* begin Data shown *

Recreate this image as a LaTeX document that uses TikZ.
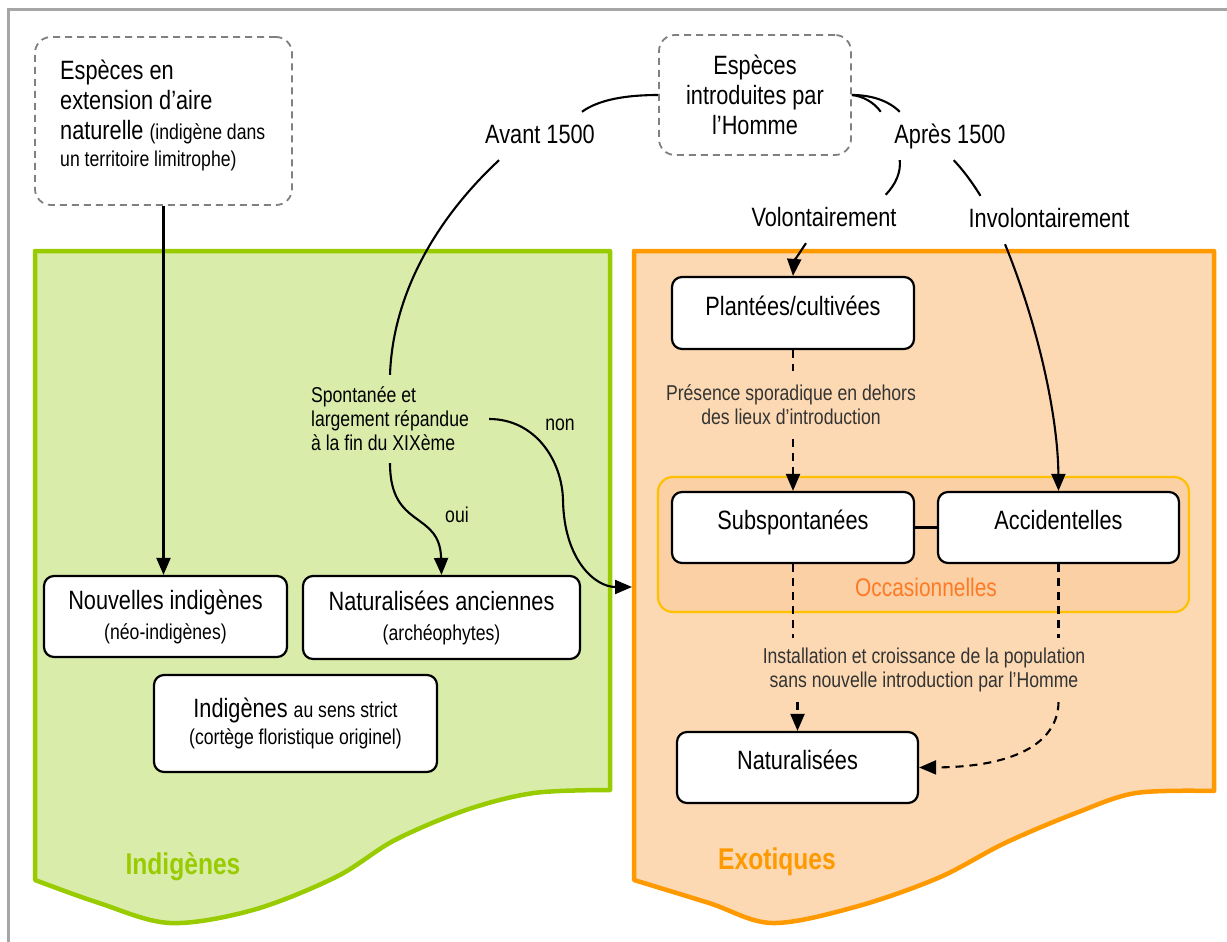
\documentclass[tikz,border=0pt]{standalone}
\usepackage{fontspec}
\setmainfont{Liberation Sans}[FakeStretch=0.82]
\usetikzlibrary{arrows.meta}
\definecolor{grnline}{HTML}{99CC00}
\definecolor{grnfill}{HTML}{D9ECAA}
\definecolor{orline}{HTML}{FF9900}
\definecolor{orfill}{HTML}{FCD9B2}
\definecolor{occline}{HTML}{FFC000}
\definecolor{occfill}{HTML}{FAD0A4}
\definecolor{occtext}{HTML}{FF7A26}
\definecolor{framegray}{HTML}{A6A6A6}
\definecolor{dashgray}{HTML}{808080}
\definecolor{lbltext}{HTML}{333333}
\newcommand{\smtxt}[1]{{\fontsize{21.5}{24}\selectfont #1}}
\begin{document}
\begin{tikzpicture}[x=1pt,y=-1pt,
  bigfont/.style={font=\fontsize{26.5}{30}\selectfont},
  smfont/.style={font=\fontsize{21.5}{24}\selectfont},
  dbox/.style={draw=dashgray, line width=1.8pt, dash pattern=on 7pt off 5pt, rounded corners=16pt, bigfont},
  wbox/.style={draw=black, fill=white, line width=2.2pt, rounded corners=10pt, bigfont, align=center},
  sbox/.style={wbox, text height=19pt, text depth=15pt},
  lbl/.style={bigfont, inner xsep=8pt, inner ysep=12pt, text height=19pt, text depth=5pt},
  lblsm/.style={smfont, inner xsep=20pt, inner ysep=12pt},
  conn/.style={line width=2.1pt, black},
  dashln/.style={conn, dash pattern=on 8pt off 6pt},
  arr/.style={-{Triangle[length=17pt,width=14pt]}}
]
\useasboundingbox (0,0) rectangle (1227,942);
% outer frame
\draw[framegray, line width=2.2pt] (1227,9.5) -- (8.5,9.5) -- (8.5,942);
% regions
\draw[grnline, fill=grnfill, line width=4.5pt, line join=round]
  (35,880) -- (35,251) -- (610,251) -- (610,790)
  -- plot[smooth, tension=0.55] coordinates {(610,790) (534,793) (466,810) (395,840) (336,877) (253,910) (170,923) (99,903) (35,880)} -- cycle;
\draw[orline, fill=orfill, line width=4.5pt, line join=round]
  (634,880) -- (634,251) -- (1214,251) -- (1214,791)
  -- plot[smooth, tension=0.55] coordinates {(1214,791) (1136,793) (1076,813) (1005,843) (938,878) (855,907) (772,923) (709,903) (634,880)} -- cycle;
\node[draw=occline, fill=occfill, line width=2.2pt, rounded corners=15pt, minimum width=531pt, minimum height=135pt] (occ) at (923.5,544.5) {};
\node[font=\fontsize{25.5}{30}\selectfont, text=occtext] (occl) at (926,587) {Occasionnelles};
\node[font=\fontsize{30}{36}\selectfont\bfseries, text=grnline] (indl) at (183,867) {Indigènes};
\node[font=\fontsize{30}{36}\selectfont\bfseries, text=orline] (exol) at (777,862) {Exotiques};
% top boxes
\node[dbox, minimum width=257pt, minimum height=168pt] (b1) at (163.5,121) {};
\node[bigfont, anchor=north west, align=left, inner sep=0pt] (b1t) at (60,60)
  {Espèces en\\extension d’aire\\naturelle \smtxt{(indigène dans}\\[-3pt]\smtxt{un territoire limitrophe)}};
\node[dbox, minimum width=192pt, minimum height=120pt, align=center] (b2) at (755,95)
  {Espèces\\introduites par\\l’Homme};
% labels
\node[lbl] (avant) at (540,136) {Avant 1500};
\node[lbl] (apres) at (950,136) {Après 1500};
\node[lbl] (vol) at (824,219) {Volontairement};
\node[lbl] (invol) at (1049,220) {Involontairement};
\node[lblsm, align=left] (spont) at (390,419) {Spontanée et\\largement répandue\\à la fin du XIXème};
\node[smfont] (oui) at (457,515) {oui};
\node[smfont] (non) at (560,425) {non};
\node[smfont, text=lbltext, align=center, inner ysep=14pt] (pres) at (791,405) {Présence sporadique en dehors\\des lieux d’introduction};
\node[smfont, text=lbltext, align=center, inner ysep=10pt] (inst) at (924,670) {Installation et croissance de la population\\sans nouvelle introduction par l’Homme};
% boxes
\node[wbox, minimum width=243pt, minimum height=81pt] (nouv) at (165.5,616.5) {Nouvelles indigènes\\\smtxt{(néo-indigènes)}};
\node[wbox, minimum width=277pt, minimum height=83pt] (natanc) at (441.5,617.5) {Naturalisées anciennes\\\smtxt{(archéophytes)}};
\node[wbox, minimum width=283pt, minimum height=97pt] (strict) at (295.5,723.5) {Indigènes \smtxt{au sens strict}\\[-3pt]\smtxt{(cortège floristique originel)}};
\node[sbox, minimum width=242pt, minimum height=72pt] (plant) at (793,313) {Plantées/cultivées};
\node[sbox, minimum width=242pt, minimum height=71pt] (subsp) at (793,527.5) {Subspontanées};
\node[sbox, minimum width=241pt, minimum height=71pt] (accid) at (1058.5,527.5) {Accidentelles};
\node[sbox, minimum width=241pt, minimum height=71pt] (nat) at (797.5,767.5) {Naturalisées};
\coordinate (exoin) at (632,587);
% connectors
\draw[conn, arr] (b1.south) -- (b1.south |- nouv.north);
\draw[conn] (b2.west) .. controls (625,95) and (598,100) .. ([xshift=-21pt]avant.north east);
\draw[conn] ([xshift=22pt]avant.south west) .. controls (440,215) and (393,290) .. (spont.north);
\draw[conn, arr] (spont.south) .. controls (390,530) and (440,510) .. (natanc.north);
\draw[conn, arr] (spont.east) .. controls (535,419) and (562,460) .. (563,500) .. controls (564,560) and (595,587) .. (exoin);
\draw[conn] (b2.east) .. controls (870,95) and (888,100) .. ([xshift=13.5pt]apres.north west);
\draw[conn] (b2.east) .. controls (862,96) and (874,102) .. ([xshift=-5.5pt]apres.north west);
\draw[conn] ([xshift=13.5pt]apres.south west) .. controls (901,172) and (896,184) .. ([xshift=-19pt]vol.north east);
\draw[conn] ([xshift=67.5pt]apres.south west) .. controls (963,170) and (972,182) .. ([xshift=20pt]invol.north west);
\draw[conn, arr] ([xshift=-18pt]vol.south) .. controls (800,252) and (794,262) .. (plant.north);
\draw[conn, arr] ([xshift=-44pt]invol.south) .. controls (1040,330) and (1058,420) .. (accid.north);
\draw[dashln] (plant.south) -- (plant.south |- pres.north);
\draw[dashln, arr] (subsp.north |- pres.south) -- (subsp.north);
\draw[conn] (subsp.east) -- (accid.west);
\draw[dashln] (subsp.south) -- (subsp.south |- inst.north);
\draw[dashln, arr] (nat.north |- inst.south) -- (nat.north);
\draw[dashln] (accid.south) -- (accid.south |- inst.north);
\draw[dashln, arr] (accid.south |- inst.south) .. controls (1058,740) and (1020,767) .. (nat.east);
\end{tikzpicture}
\end{document}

* end Data shown *

Given problem:
Pictures in the data above should not be copied; transcribe everything else exactly.

Finished task:
Recreate this image as a LaTeX document that uses TikZ.
\documentclass[tikz,border=0pt]{standalone}
\usepackage{fontspec}
\setmainfont{Liberation Sans}[FakeStretch=0.82]
\usetikzlibrary{arrows.meta}
\definecolor{grnline}{HTML}{99CC00}
\definecolor{grnfill}{HTML}{D9ECAA}
\definecolor{orline}{HTML}{FF9900}
\definecolor{orfill}{HTML}{FCD9B2}
\definecolor{occline}{HTML}{FFC000}
\definecolor{occfill}{HTML}{FAD0A4}
\definecolor{occtext}{HTML}{FF7A26}
\definecolor{framegray}{HTML}{A6A6A6}
\definecolor{dashgray}{HTML}{808080}
\definecolor{lbltext}{HTML}{333333}
\newcommand{\smtxt}[1]{{\fontsize{21.5}{24}\selectfont #1}}
\begin{document}
\begin{tikzpicture}[x=1pt,y=-1pt,
  bigfont/.style={font=\fontsize{26.5}{30}\selectfont},
  smfont/.style={font=\fontsize{21.5}{24}\selectfont},
  dbox/.style={draw=dashgray, line width=1.8pt, dash pattern=on 7pt off 5pt, rounded corners=16pt, bigfont},
  wbox/.style={draw=black, fill=white, line width=2.2pt, rounded corners=10pt, bigfont, align=center},
  sbox/.style={wbox, text height=19pt, text depth=15pt},
  lbl/.style={bigfont, inner xsep=8pt, inner ysep=12pt, text height=19pt, text depth=5pt},
  lblsm/.style={smfont, inner xsep=20pt, inner ysep=12pt},
  conn/.style={line width=2.1pt, black},
  dashln/.style={conn, dash pattern=on 8pt off 6pt},
  arr/.style={-{Triangle[length=17pt,width=14pt]}}
]
\useasboundingbox (0,0) rectangle (1227,942);
% outer frame
\draw[framegray, line width=2.2pt] (1227,9.5) -- (8.5,9.5) -- (8.5,942);
% regions
\draw[grnline, fill=grnfill, line width=4.5pt, line join=round]
  (35,880) -- (35,251) -- (610,251) -- (610,790)
  -- plot[smooth, tension=0.55] coordinates {(610,790) (534,793) (466,810) (395,840) (336,877) (253,910) (170,923) (99,903) (35,880)} -- cycle;
\draw[orline, fill=orfill, line width=4.5pt, line join=round]
  (634,880) -- (634,251) -- (1214,251) -- (1214,791)
  -- plot[smooth, tension=0.55] coordinates {(1214,791) (1136,793) (1076,813) (1005,843) (938,878) (855,907) (772,923) (709,903) (634,880)} -- cycle;
\node[draw=occline, fill=occfill, line width=2.2pt, rounded corners=15pt, minimum width=531pt, minimum height=135pt] (occ) at (923.5,544.5) {};
\node[font=\fontsize{25.5}{30}\selectfont, text=occtext] (occl) at (926,587) {Occasionnelles};
\node[font=\fontsize{30}{36}\selectfont\bfseries, text=grnline] (indl) at (183,867) {Indigènes};
\node[font=\fontsize{30}{36}\selectfont\bfseries, text=orline] (exol) at (777,862) {Exotiques};
% top boxes
\node[dbox, minimum width=257pt, minimum height=168pt] (b1) at (163.5,121) {};
\node[bigfont, anchor=north west, align=left, inner sep=0pt] (b1t) at (60,60)
  {Espèces en\\extension d’aire\\naturelle \smtxt{(indigène dans}\\[-3pt]\smtxt{un territoire limitrophe)}};
\node[dbox, minimum width=192pt, minimum height=120pt, align=center] (b2) at (755,95)
  {Espèces\\introduites par\\l’Homme};
% labels
\node[lbl] (avant) at (540,136) {Avant 1500};
\node[lbl] (apres) at (950,136) {Après 1500};
\node[lbl] (vol) at (824,219) {Volontairement};
\node[lbl] (invol) at (1049,220) {Involontairement};
\node[lblsm, align=left] (spont) at (390,419) {Spontanée et\\largement répandue\\à la fin du XIXème};
\node[smfont] (oui) at (457,515) {oui};
\node[smfont] (non) at (560,425) {non};
\node[smfont, text=lbltext, align=center, inner ysep=14pt] (pres) at (791,405) {Présence sporadique en dehors\\des lieux d’introduction};
\node[smfont, text=lbltext, align=center, inner ysep=10pt] (inst) at (924,670) {Installation et croissance de la population\\sans nouvelle introduction par l’Homme};
% boxes
\node[wbox, minimum width=243pt, minimum height=81pt] (nouv) at (165.5,616.5) {Nouvelles indigènes\\\smtxt{(néo-indigènes)}};
\node[wbox, minimum width=277pt, minimum height=83pt] (natanc) at (441.5,617.5) {Naturalisées anciennes\\\smtxt{(archéophytes)}};
\node[wbox, minimum width=283pt, minimum height=97pt] (strict) at (295.5,723.5) {Indigènes \smtxt{au sens strict}\\[-3pt]\smtxt{(cortège floristique originel)}};
\node[sbox, minimum width=242pt, minimum height=72pt] (plant) at (793,313) {Plantées/cultivées};
\node[sbox, minimum width=242pt, minimum height=71pt] (subsp) at (793,527.5) {Subspontanées};
\node[sbox, minimum width=241pt, minimum height=71pt] (accid) at (1058.5,527.5) {Accidentelles};
\node[sbox, minimum width=241pt, minimum height=71pt] (nat) at (797.5,767.5) {Naturalisées};
\coordinate (exoin) at (632,587);
% connectors
\draw[conn, arr] (b1.south) -- (b1.south |- nouv.north);
\draw[conn] (b2.west) .. controls (625,95) and (598,100) .. ([xshift=-21pt]avant.north east);
\draw[conn] ([xshift=22pt]avant.south west) .. controls (440,215) and (393,290) .. (spont.north);
\draw[conn, arr] (spont.south) .. controls (390,530) and (440,510) .. (natanc.north);
\draw[conn, arr] (spont.east) .. controls (535,419) and (562,460) .. (563,500) .. controls (564,560) and (595,587) .. (exoin);
\draw[conn] (b2.east) .. controls (870,95) and (888,100) .. ([xshift=13.5pt]apres.north west);
\draw[conn] (b2.east) .. controls (862,96) and (874,102) .. ([xshift=-5.5pt]apres.north west);
\draw[conn] ([xshift=13.5pt]apres.south west) .. controls (901,172) and (896,184) .. ([xshift=-19pt]vol.north east);
\draw[conn] ([xshift=67.5pt]apres.south west) .. controls (963,170) and (972,182) .. ([xshift=20pt]invol.north west);
\draw[conn, arr] ([xshift=-18pt]vol.south) .. controls (800,252) and (794,262) .. (plant.north);
\draw[conn, arr] ([xshift=-44pt]invol.south) .. controls (1040,330) and (1058,420) .. (accid.north);
\draw[dashln] (plant.south) -- (plant.south |- pres.north);
\draw[dashln, arr] (subsp.north |- pres.south) -- (subsp.north);
\draw[conn] (subsp.east) -- (accid.west);
\draw[dashln] (subsp.south) -- (subsp.south |- inst.north);
\draw[dashln, arr] (nat.north |- inst.south) -- (nat.north);
\draw[dashln] (accid.south) -- (accid.south |- inst.north);
\draw[dashln, arr] (accid.south |- inst.south) .. controls (1058,740) and (1020,767) .. (nat.east);
\end{tikzpicture}
\end{document}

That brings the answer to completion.